THE GARDEN ROOF

All the information regarding Green Roof requirements is sourced from the following website, http://www.greenroofguide.co.uk/design/, although it has an entire focus upon Green Roofing and not the garden roof that I am beginning to tectonically plan and design within the following posts. However, as Green Roofs must accommodate the weight of the vegetation, soil and perhaps in some cases, the live loads of human maintenance, I felt that this was still relevant and an informative representation of Green Roofing requirements and considerations. 

The space above my kitchen, and seen within my final design panels (IDS Design Panels tab) has been developed throughout the project as a Green Roof space, or more specifically a Roof Garden, that due to its purpose of being an outdoor environment, was ideal to provide more facilities and activities within my final Pavilion Design without eating into the maximum heated floor space restriction. The two images to the left, one of which being of one of the several roofs of the 'Rockefeller Center' New York City, provides a clear basic understanding of the visual impact and atmosphere, that I want to create within my Roof Garden space - although this will be in an opening and not entirely wrapped by the context of a city. 

However, due to my use of Rammed Earth, and it being unsuitable structurally to support such a load alone, I will be exploring the connection between a roof and external wall to grasp an understanding of how I can design around this issue, as well as with the use of a steel skeletal framework. This would allow me to then begin to sketch and organise the section of my external wall, to be uploaded at a later date. 

The image to the right, presents a typical tectonic structure that sufficiently sustains a green/garden roof space. Although in terms of materiality (particularly in the use of reinforced concrete for the external wall itself) is is slightly different, this provides the most accurate basis upon which I can draft my own external wall section, roof connection included. 

The most interesting aspect that I found within the following image, is that of the roofing structure below, consisting of a largely concrete entity, entitled 'Quad Deck Panel'. 

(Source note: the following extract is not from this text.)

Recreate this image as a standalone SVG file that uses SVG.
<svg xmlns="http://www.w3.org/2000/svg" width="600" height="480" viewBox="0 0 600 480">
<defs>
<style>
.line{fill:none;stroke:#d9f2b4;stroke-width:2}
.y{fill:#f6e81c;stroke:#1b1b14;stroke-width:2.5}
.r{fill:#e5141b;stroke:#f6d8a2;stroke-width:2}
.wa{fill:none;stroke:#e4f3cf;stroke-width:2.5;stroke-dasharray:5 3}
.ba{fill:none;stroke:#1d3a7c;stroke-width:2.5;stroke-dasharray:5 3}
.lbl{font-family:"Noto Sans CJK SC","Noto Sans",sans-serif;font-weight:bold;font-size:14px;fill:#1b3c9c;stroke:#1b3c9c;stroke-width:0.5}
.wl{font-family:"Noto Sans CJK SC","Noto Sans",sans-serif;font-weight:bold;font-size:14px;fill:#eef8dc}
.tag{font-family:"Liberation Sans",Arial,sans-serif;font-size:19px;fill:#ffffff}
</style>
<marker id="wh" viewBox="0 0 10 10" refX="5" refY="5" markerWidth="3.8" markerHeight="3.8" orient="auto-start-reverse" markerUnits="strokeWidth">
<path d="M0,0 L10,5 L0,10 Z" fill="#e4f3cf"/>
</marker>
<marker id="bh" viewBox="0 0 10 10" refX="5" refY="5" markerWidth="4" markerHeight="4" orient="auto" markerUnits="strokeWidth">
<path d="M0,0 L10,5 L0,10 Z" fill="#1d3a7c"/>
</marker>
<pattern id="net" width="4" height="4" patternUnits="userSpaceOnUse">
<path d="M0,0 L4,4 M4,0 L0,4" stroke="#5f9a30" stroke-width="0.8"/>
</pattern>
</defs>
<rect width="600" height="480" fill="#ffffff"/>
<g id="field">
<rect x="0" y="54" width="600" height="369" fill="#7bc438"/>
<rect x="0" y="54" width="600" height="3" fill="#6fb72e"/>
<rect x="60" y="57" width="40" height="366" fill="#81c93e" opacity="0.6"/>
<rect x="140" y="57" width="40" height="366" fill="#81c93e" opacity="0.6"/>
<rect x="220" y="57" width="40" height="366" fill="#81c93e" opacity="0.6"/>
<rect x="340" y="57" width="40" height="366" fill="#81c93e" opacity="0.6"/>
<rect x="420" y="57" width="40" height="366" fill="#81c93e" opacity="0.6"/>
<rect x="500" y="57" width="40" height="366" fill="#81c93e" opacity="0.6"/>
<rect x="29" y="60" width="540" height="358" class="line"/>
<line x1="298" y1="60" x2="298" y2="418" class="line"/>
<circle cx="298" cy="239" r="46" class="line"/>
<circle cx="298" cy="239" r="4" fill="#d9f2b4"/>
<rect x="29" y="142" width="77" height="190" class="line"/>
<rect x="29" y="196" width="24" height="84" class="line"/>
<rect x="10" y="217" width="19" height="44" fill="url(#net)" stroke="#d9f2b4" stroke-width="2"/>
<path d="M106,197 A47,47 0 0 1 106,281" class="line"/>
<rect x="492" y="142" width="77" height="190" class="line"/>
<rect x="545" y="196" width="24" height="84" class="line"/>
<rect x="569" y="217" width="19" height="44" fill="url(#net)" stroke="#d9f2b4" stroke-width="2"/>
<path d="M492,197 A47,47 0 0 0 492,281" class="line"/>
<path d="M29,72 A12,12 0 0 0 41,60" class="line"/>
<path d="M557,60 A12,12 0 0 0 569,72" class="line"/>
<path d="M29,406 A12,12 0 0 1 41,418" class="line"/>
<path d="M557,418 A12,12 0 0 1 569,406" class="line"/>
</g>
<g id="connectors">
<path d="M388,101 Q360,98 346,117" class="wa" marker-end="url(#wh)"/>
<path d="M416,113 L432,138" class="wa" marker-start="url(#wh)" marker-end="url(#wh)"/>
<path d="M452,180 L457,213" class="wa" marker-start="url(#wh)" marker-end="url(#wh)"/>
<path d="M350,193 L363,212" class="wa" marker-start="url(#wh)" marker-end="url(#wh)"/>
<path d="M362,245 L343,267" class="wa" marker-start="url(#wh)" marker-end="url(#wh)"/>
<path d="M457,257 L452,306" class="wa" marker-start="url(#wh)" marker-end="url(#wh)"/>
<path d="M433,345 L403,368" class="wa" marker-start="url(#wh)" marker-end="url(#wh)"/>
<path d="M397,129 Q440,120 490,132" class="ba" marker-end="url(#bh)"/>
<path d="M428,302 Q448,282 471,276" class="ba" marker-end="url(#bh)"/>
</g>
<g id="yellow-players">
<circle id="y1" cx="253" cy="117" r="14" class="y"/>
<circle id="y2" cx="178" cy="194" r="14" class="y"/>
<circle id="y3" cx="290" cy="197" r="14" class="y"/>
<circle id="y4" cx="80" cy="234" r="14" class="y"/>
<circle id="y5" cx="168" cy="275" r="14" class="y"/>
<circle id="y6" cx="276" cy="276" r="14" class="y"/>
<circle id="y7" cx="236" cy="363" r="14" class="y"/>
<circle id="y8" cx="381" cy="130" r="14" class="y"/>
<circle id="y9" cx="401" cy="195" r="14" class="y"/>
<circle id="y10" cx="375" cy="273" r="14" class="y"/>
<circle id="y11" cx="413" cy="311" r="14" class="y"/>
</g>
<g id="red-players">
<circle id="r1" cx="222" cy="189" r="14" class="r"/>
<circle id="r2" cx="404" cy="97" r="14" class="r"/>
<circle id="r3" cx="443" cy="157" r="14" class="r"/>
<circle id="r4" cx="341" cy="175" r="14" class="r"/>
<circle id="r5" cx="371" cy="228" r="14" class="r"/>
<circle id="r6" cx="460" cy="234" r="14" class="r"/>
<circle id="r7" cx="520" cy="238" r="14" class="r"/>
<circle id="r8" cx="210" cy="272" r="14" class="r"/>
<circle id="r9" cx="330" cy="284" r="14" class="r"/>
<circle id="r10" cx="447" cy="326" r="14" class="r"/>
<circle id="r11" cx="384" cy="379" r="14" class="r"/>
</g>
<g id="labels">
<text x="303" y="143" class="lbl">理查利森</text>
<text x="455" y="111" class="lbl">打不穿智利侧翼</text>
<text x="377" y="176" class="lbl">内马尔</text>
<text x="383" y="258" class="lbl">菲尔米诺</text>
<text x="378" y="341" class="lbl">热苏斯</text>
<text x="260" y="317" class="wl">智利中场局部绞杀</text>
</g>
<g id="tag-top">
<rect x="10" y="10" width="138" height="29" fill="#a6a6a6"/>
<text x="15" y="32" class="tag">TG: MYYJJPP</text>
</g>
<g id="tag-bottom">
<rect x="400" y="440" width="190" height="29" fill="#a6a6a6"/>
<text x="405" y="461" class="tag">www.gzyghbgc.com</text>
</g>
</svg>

The information below, on the 'Quad-Deck' panel, is derived from the following website - http://charconcs.com/roofing-solutions/quad-deck-roofing. Although it is a product and therefore is biased towards its characteristics as a constructional material, the reduction in the use of concrete, I feel, sits comfortably within the almost environmentally conscious design that had been integrated within my Pavilion. 

QUAD-DECK PANEL
Produced with 40% less concrete that typical reinforced concrete platforms and blocks suited to the supporting of decked roofing, the 'Quad-Deck' panel is a lighter, more efficient and innovative alternative to reinforced concrete. 
The image to the left, presents an illustrated and annotated section presenting the features seen above, within the green roof graphic.

Made of Expanded Polystyrene, each individual panel is attributed with two steel beams, sunken within them as to reinforce the concrete, garden and live loads that it will eventually have to sustain and support. These beams can be seen within both of the images, above and left, as S sections, sitting either side of the hollowcores that penetrate the entire length of the panel (seen and explained within the annotation above). The inclusion of hollowcores, allowing for services (such as 'electrical' and 'plumbing' - see annotation) presents it as an entirely functional and almost competitive alternative to 100% reinforced concrete suspended panels that are commonly used. 

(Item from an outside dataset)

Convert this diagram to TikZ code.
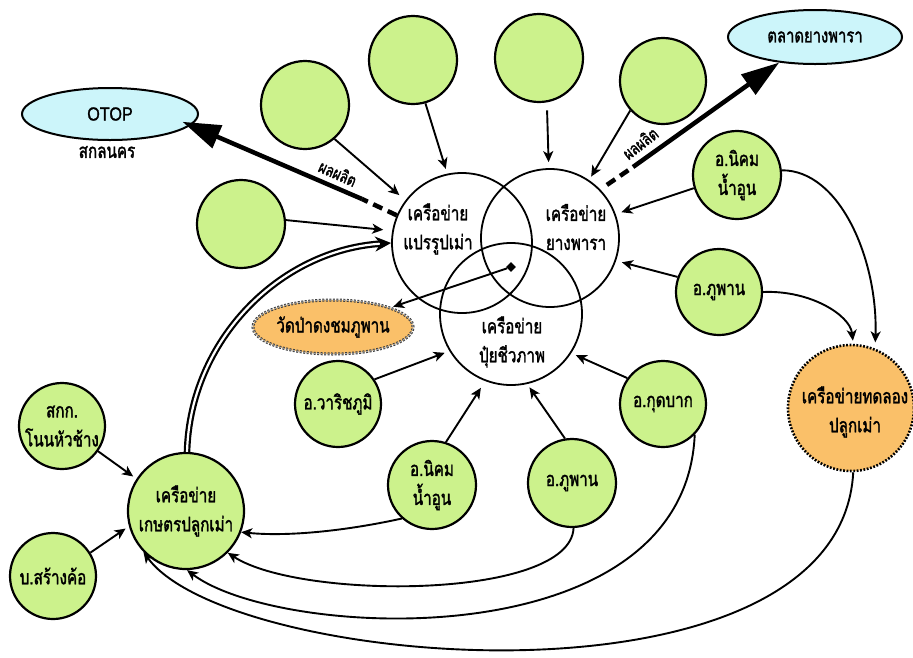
\documentclass[tikz,border=0pt]{standalone}
\usepackage{fontspec}
\usetikzlibrary{shapes.geometric,arrows.meta}
\newfontfamily\thfont[Script=Thai, FakeStretch=0.76, FakeBold=1.6]{Loma}
\newfontfamily\latfont[FakeStretch=0.85, FakeBold=1.2]{Liberation Sans}
\definecolor{gfill}{RGB}{204,242,140}
\definecolor{bfill}{RGB}{204,245,250}
\definecolor{ofill}{RGB}{250,192,105}
\begin{document}
\begin{tikzpicture}[x=1pt,y=-1pt,
  every node/.style={font=\thfont\fontsize{20}{29}\selectfont, inner sep=0pt, align=center},
  gcirc/.style={circle, draw, line width=2.2pt, fill=gfill},
  venn/.style={circle, draw, line width=1.8pt, minimum size=140pt},
  oval/.style={ellipse, draw, line width=2pt, fill=bfill},
  arr/.style={-{Stealth[length=11pt,width=10pt,inset=3pt]}, line width=1.9pt},
  bigarr/.style={-{Triangle[length=38pt,width=24pt]}, line width=4.5pt},
  dashseg/.style={line width=4.5pt, dash pattern=on 10pt off 6pt},
  lbl/.style={font=\thfont\fontsize{17}{18}\selectfont}
]
\useasboundingbox (0,0) rectangle (913,657);

% outer ovals
\node[oval, minimum width=176pt, minimum height=52pt] (otop) at (110,114) {\latfont\fontsize{19}{21}\selectfont OTOP};
\node (otoplbl) at (107,152) {สกลนคร};
\node[oval, minimum width=174pt, minimum height=54pt] (market) at (815,37) {\fontsize{19.5}{21}\selectfont ตลาดยางพารา};

% empty green circles
\node[gcirc, minimum size=88pt] (e1) at (305,105) {};
\node[gcirc, minimum size=88pt] (e2) at (413,60) {};
\node[gcirc, minimum size=88pt] (e3) at (241,224) {};
\node[gcirc, minimum size=88pt] (e4) at (539,58) {};
\node[gcirc, minimum size=86pt] (e5) at (663,81) {};

% Venn circles
\node[venn] (P) at (462,243) {};
\node[venn, minimum size=138pt] (Y) at (550,238) {};
\node[venn, minimum size=142pt] (B) at (511,314) {};
\node (ptxt) at (438,229) {เครือข่าย\\แปรรูปเม่า};
\node (ytxt) at (576,227) {เครือข่าย\\ยางพารา};
\node (btxt) at (512,342) {เครือข่าย\\ปุ๋ยชีวภาพ};
\node[diamond, fill=black, minimum size=10pt] (dot) at (511,267) {};

% temple
\node[ellipse, draw=black!75, fill=ofill, minimum width=150pt, minimum height=54pt,
      line width=1pt, double=black!35, double distance=1pt, dash pattern=on 2pt off 1.5pt] (wat) at (333,327) {วัดป่าดงชมภูพาน};

% right side
\node[gcirc, minimum size=88pt] (nr) at (737,175) {อ.นิคม\\น้ำอูน};
\node[gcirc, minimum size=86pt] (pr) at (719,292) {อ.ภูพาน};
\node[circle, fill=ofill, draw, line width=2.6pt, dash pattern=on 1.8pt off 1.6pt, minimum size=126pt] (exp) at (851,408) {};
\node (exptxt) at (855,412) {เครือข่ายทดลอง\\ปลูกเม่า};

% lower nodes
\node[gcirc, minimum size=86pt] (kb) at (663,404) {อ.กุดบาก};
\node[gcirc, minimum size=88pt] (pb) at (572,483) {อ.ภูพาน};
\node[gcirc, minimum size=88pt] (nb) at (432,485) {อ.นิคม\\น้ำอูน};
\node[gcirc, minimum size=86pt] (wr) at (338,404) {อ.วาริชภูมิ};
\node[gcirc, minimum size=86pt] (sk) at (62,426) {สกก.\\โนนหัวช้าง};
\node[gcirc, minimum size=86pt] (bs) at (53,576) {บ.สร้างค้อ};
\node[gcirc, minimum size=116pt] (kn) at (186,511) {เครือข่าย\\เกษตรปลูกเม่า};

% arrows into Venn
\draw[arr, shorten >=8pt] (e1.-49) -- (P.143);
\draw[arr, shorten >=5pt] (e2.-74) -- (P.102);
\draw[arr, shorten >=9pt] (e3.5) -- (P.170);
\draw[arr, shorten >=6pt, shorten <=8pt] (e4.-80) -- (Y.91);
\draw[arr, shorten >=4pt] (e5.222) -- (Y.56);
\draw[arr, shorten >=6pt] (nr.197) -- (Y.20);
\draw[arr, shorten >=6pt] (pr.160) -- (Y.-19);
\draw[arr, shorten >=5pt] (wr.34) -- (B.211);
\draw[arr, shorten >=8pt] (nb.72) -- (B.249);
\draw[arr, shorten >=4pt] (pb.99) -- (B.283);
\draw[arr, shorten >=5pt] (kb.144) -- (B.-33);
\draw[arr, shorten >=3pt] (dot) -- (wat);

% arrows into kaset network
\draw[arr, shorten >=4pt] (sk.-35) -- (kn.147);
\draw[arr, shorten >=4pt] (bs.32) -- (kn.195);
\draw[arr] (nb.228) .. controls (350,530) and (290,537) .. (kn.-21);
\draw[arr] (pb.-88) .. controls (570,600) and (300,600) .. (kn.-45);
\draw[arr] (kb.-44) .. controls (685,660) and (280,640) .. (kn.-89);
\draw[arr] (exp.-88) .. controls (840,720) and (230,670) .. (kn.224);

% to experiment network
\draw[arr, shorten >=6pt] (nr.6) .. controls (840,170) and (878,260) .. (exp.68);
\draw[arr, shorten >=3pt] (pr.0) .. controls (810,290) and (850,315) .. (exp.88);

% double thick curve
\draw[line width=2.2pt, double distance=2.2pt, -{Stealth[length=16pt,width=15pt]}] (kn.89) .. controls (190,340) and (280,250) .. (P.180);

% product arrows
\coordinate (m1) at (362,199);
\draw[dashseg] (P.157) -- (m1);
\draw[bigarr, shorten >=-9pt] (m1) -- (otop.-8);
\node[lbl, rotate=-24] (lbl1) at (338,173) {ผลผลิต};
\coordinate (m2) at (633,167);
\draw[dashseg, shorten <=8pt] (Y.44) -- (m2);
\draw[bigarr] (m2) -- (market);
\node[lbl, rotate=38] (lbl2) at (640,143) {ผลผลิต};
\end{tikzpicture}
\end{document}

The Quad-Deck product, as explained throughout their website, is also, due to its design, an easily assembled component in terms of the duration of time on site. This also has financial repercussions in that less time on site is equal to less man hours and therefore, lesser labour costs, as a result of the 40% less concrete used than that in 100% pre-cast concrete slab roofing. However, depending of the climate and environment of the build, the setting of the concrete and the structure as a whole to allow it to become able to sustain such loads, is around 3-7 days. The 'T' beam concrete sections, completed  with reinforcement bars seen within both the above and top right image, are the resulting 60% concrete that remains, significantly reduced to the EPS blocks. These concrete 'T' beams, create a sheer plane in which provides a suitably supported surface for a Green or Garden Roof.

Above, is an image of the EPS block work, being prepared for the addition of 'Rebars' and then the T slabs of concrete. 

The image below, presents a more realistic render of how the steel sits within the EPS (Expanded Polystyrene It is this element that creates its almost reinforced concrete like strength. 

Below, is a concrete roofing project produced by the same company, (Charconcs) although employing a slightly different method entitled 'Quad-Lock', suitable pitched roofing although retaining almost identical materials, perhaps showing the versatility within the product as a whole.   http://www.quadlock.info/photos/albums/Quad-Deck/misc/Deck_Roof_Poor.jpg

As well as providing sufficient load supporting, reasonable spanning distances (of up to 9.5m) and reducing its 'Floor Mass Dead Load' by up to 50% - a drastically important figure when considering the steel framework that my design consists of, this 'Quad-Deck product also acts as a sufficient thermal and acoustic insulator. In having such low U-Values (of a scale from 0.35-0.17) and providing the required thermal capacity of such a structure, the acoustic insulator feeds well into the atmospheric qualities that the kitchen and dining space below is proposed to possess.